Two often overlooked steps in designing a process management solution are planning for resolution and reuse. Often, cases are left in the resolution stage indefinitely once they are completed. This is a loss of vital information that can be used to reflect on the process, improve for the future, and reuse as a template for later. Reuse is a great opportunity to maximize efficiency. Reusing elements of a case improves time to market and maintains greater consistency.
Examples of how case management increases productivity and agility while improving the customer experience
Case management helps organizations across a range of industries streamline work from end-to-end and deliver flawless experiences for employees and customers. For example, The Bureau of Alcohol, Tobacco, and Firearms uses a unified case management system for processing criminal investigations and regulatory inspections.

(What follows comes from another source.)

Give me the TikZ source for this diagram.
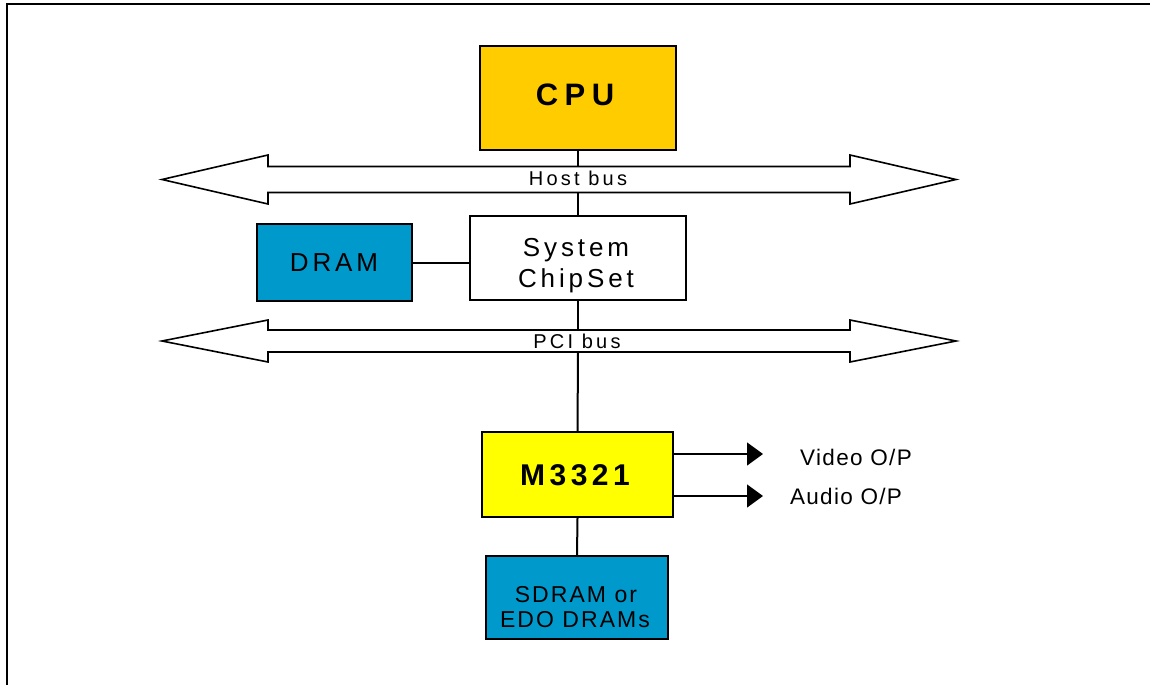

Employees can access data across the entire system and enter and compile data whether they are in the office or field.
Vodafone Germany is successfully using case management to improve the customer experience by managing digital order capture and technical order fulfillment as well as business process automation. For a company dedicated to processing complex customer orders, case management is an important part of getting the perfect order every time.
By improving how work gets done, you can drive better business and customer outcomes.
With the workplace and work quickly becoming more digitized and distributed, case management enables consistency within workflows and allows you to adapt quickly to unpredictable changes. The result: greater accuracy, efficiency, and transparency of business operations, and a better experience for each and every customer.